Dutilleux: Violin Concerto (L'arbre des songes); Cello Concerto (Tout un monde lointain...)

Dutilleux is an expert dreamer: his deepest debts are to that strain in Debussy which envisaged music as ‘continuous arabesque’. He composes nocturnal mysteries, carrying impressionism into new realms of refinement. In his two string concertos the underlying structures, often elegantly patterned or symmetrical, conceal themselves beneath a ceaseless play of glinting colour and filigree ornamentation, the textures deliquescent and phantasmagorical.

Our rating

4

Published: January 20, 2012 at 3:14 pm

COMPOSERS: Dutilleux
LABELS: Decca
WORKS: Violin Concerto (L’arbre des songes); Cello Concerto (Tout un monde lointain...)
PERFORMER: Pierre Amoyal (violin), Lynn Harrell (cello), Orchestre National de France/Charles Dutoit
CATALOGUE NO: 444 398-2 DDD

Dutilleux is an expert dreamer: his deepest debts are to that strain in Debussy which envisaged music as ‘continuous arabesque’. He composes nocturnal mysteries, carrying impressionism into new realms of refinement. In his two string concertos the underlying structures, often elegantly patterned or symmetrical, conceal themselves beneath a ceaseless play of glinting colour and filigree ornamentation, the textures deliquescent and phantasmagorical.
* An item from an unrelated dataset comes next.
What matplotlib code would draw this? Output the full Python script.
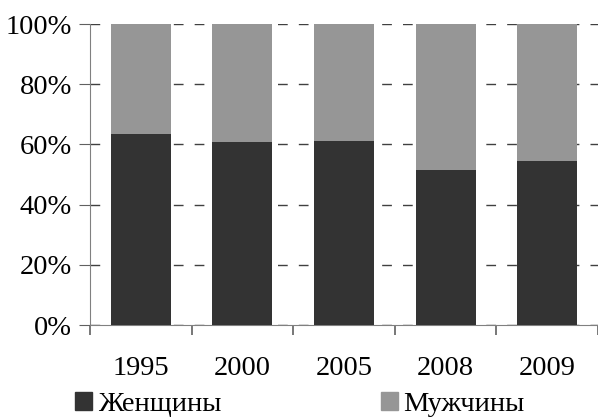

The solo parts seek greater stability and definition only so that, like exotic birds in a teeming forest, they can fly faster, perform more prodigious leaps and swoops than the other instruments.

The Cello Concerto has been memorably recorded by its dedicatee, Rostropovich, for EMI: Lynn Harrell’s basic stance is slightly more matter-of-fact, his virtuosity less phosphorescent, but it’s a fine account of this elusive work and if anything Dutoit and Decca bring out the orchestral palette more vibrantly. In the more recent Violin Concerto Dutilleux’s concern with timbre leads him to create a tinkling continuo of tuned percussion which stands in direct contrast to Amoyal’s warm and passionate tone. The work was written for Isaac Stern, whose Sony recording I don’t know, but this new version is certainly impressive, and I can’t imagine any admirer of this lifelong, utterly French individualist being dissatisfied.